Getting the new system to work with each partner's system has been extremely challenging.

"In theory it should not be a problem, but in reality it always is."

There are plans to develop a Service Level Agreement before the system goes live. It will set out protocols, how information will be shared and timescales for inputting data. A data sharing policy is also being finalised.

ICT costs

Some of the capital costs have been met by CHR funding from the Scottish Government, but additional capital development costs have been shared between Aberdeenshire and Moray Councils. Running costs will be shared across the landlords on a pro rata basis. Each RSL is then paying for the development of the interface needed to connect their own system with Apply4Homes.

The ICT has cost more than originally envisaged. But partners feel that it has not been as expensive as it might have been. Increases have largely been due to changes to what partners want from the system. From a local authority point of view, working across two geographical areas has had cost benefits, as they are sharing the development cost.

Challenges along the way

There was general agreement that the ICT development process has been very challenging, and has not as yet delivered what the partners had hoped for. The system is not yet as intelligent as partners had hoped, and there are still a number of issues to be resolved. The main challenges have been:

  • ICT security - There have been concerns about the security of sensitive data held within the ICT system.
  • Lack of commonality - Some partners suggested that starting with greater commonality rather than relying on the intelligent system to limit the number of questions may have been more effective and perhaps easier.
  • Terminology and jargon - Some people involved felt that their lack of ICT knowledge had made the process more challenging.

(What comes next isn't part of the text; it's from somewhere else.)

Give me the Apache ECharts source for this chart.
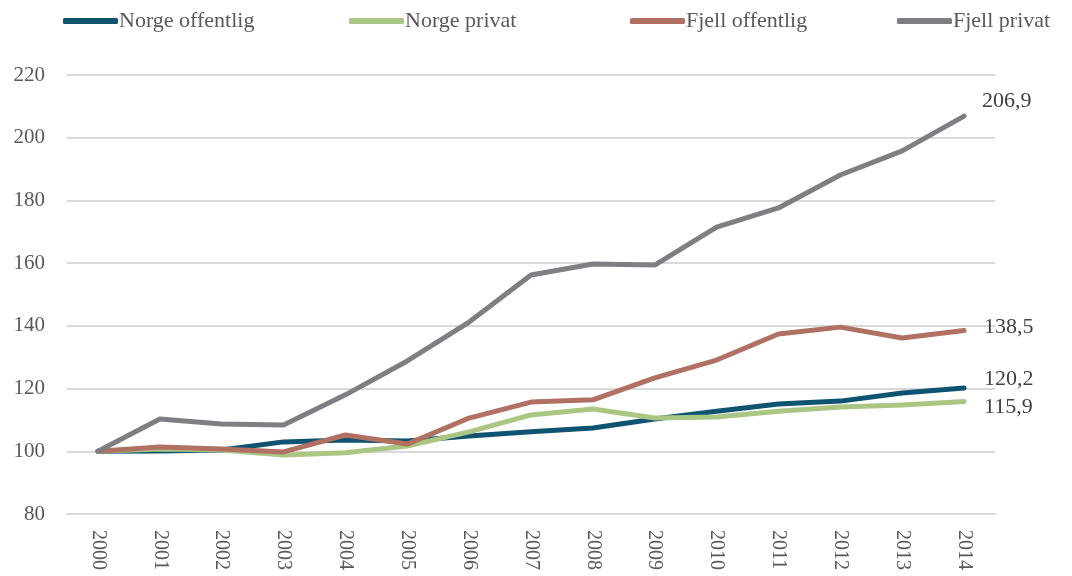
<!DOCTYPE html>
<html>
<head>
<meta charset="utf-8">
<script src="https://cdn.jsdelivr.net/npm/echarts@6/dist/echarts.min.js"></script>
<style>
  html, body { margin: 0; padding: 0; background: #fff; }
  #chart { width: 1072px; height: 576px; }
</style>
</head>
<body>
<div id="chart"></div>
<script>
// Index, 2000 = 100
const years = ['2000','2001','2002','2003','2004','2005','2006','2007','2008','2009','2010','2011','2012','2013','2014'];
const norgeOffentlig = [100, 100.1, 100.4, 103.0, 103.6, 103.3, 104.9, 106.2, 107.4, 110.3, 112.8, 115.1, 116.0, 118.6, 120.2];
const norgePrivat    = [100, 100.7, 100.4, 98.8, 99.5, 101.7, 106.2, 111.6, 113.5, 110.6, 110.9, 112.8, 114.1, 114.8, 115.9];
const fjellOffentlig = [100, 101.4, 100.7, 99.8, 105.2, 102.3, 110.6, 115.7, 116.4, 123.4, 129.1, 137.4, 139.6, 136.1, 138.5];
const fjellPrivat    = [100, 110.3, 108.7, 108.4, 118.0, 128.8, 141.2, 156.2, 159.7, 159.4, 171.5, 177.6, 188.1, 195.8, 206.9];

const FONT = '"Liberation Serif", "DejaVu Serif", serif';
const TEXT = '#595959';

function fmt(v) { return v.toFixed(1).replace('.', ','); }

function line(name, data, color, labelOffset) {
  return {
    name: name,
    type: 'line',
    data: data,
    symbol: 'none',
    lineStyle: { width: 5, color: color, cap: 'round', join: 'round' },
    itemStyle: { color: color },
    endLabel: {
      show: true,
      formatter: p => fmt(p.value),
      fontFamily: FONT,
      fontSize: 22,
      color: '#404040',
      offset: labelOffset
    }
  };
}

function legendAt(left, name) {
  return {
    left: left,
    top: 10,
    padding: 0,
    data: [name],
    icon: 'roundRect',
    itemWidth: 55,
    itemHeight: 6,
    selectedMode: false,
    textStyle: { fontFamily: FONT, fontSize: 22, color: TEXT, padding: [0, 0, 0, -4] }
  };
}

const chart = echarts.init(document.getElementById('chart'), null, { renderer: 'canvas' });
chart.setOption({
  animation: false,
  backgroundColor: '#fff',
  legend: [
    legendAt(63, 'Norge offentlig'),
    legendAt(349, 'Norge privat'),
    legendAt(630, 'Fjell offentlig'),
    legendAt(897, 'Fjell privat')
  ],
  grid: { left: 67, right: 77, top: 75, bottom: 62, containLabel: false },
  xAxis: {
    type: 'category',
    data: years,
    boundaryGap: true,
    axisLine: { show: true, lineStyle: { color: '#d9d9d9', width: 2 } },
    axisTick: { show: false },
    axisLabel: {
      rotate: -90,
      margin: 16,
      fontFamily: FONT,
      fontSize: 20,
      color: TEXT
    }
  },
  yAxis: {
    type: 'value',
    min: 80,
    max: 220,
    interval: 20,
    axisLine: { show: false },
    axisTick: { show: false },
    splitLine: { lineStyle: { color: '#d9d9d9', width: 2 } },
    axisLabel: {
      margin: 22,
      fontFamily: FONT,
      fontSize: 21,
      color: TEXT
    }
  },
  series: [
    line('Norge offentlig', norgeOffentlig, '#0e5470', [12, -9]),
    line('Norge privat', norgePrivat, '#a9c683', [12, 6]),
    line('Fjell offentlig', fjellOffentlig, '#b07062', [12, -3]),
    line('Fjell privat', fjellPrivat, '#7f7e83', [10, -15])
  ]
});
</script>
</body>
</html>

"Everyone is ICT aware up to a certain level or point. But we do not talk the same language as the ICT developers sometimes do."

  • Resources and timescales - Progress has been slow and early delays have led to further delays with the ICT supplier and the partners. It has been a resource intensive process, and some partners feel this led to some of the delays because most of the people involved have other responsibilities. There was also a sense that the partners may have underestimated the task in terms of its size, the length of time and its complexity.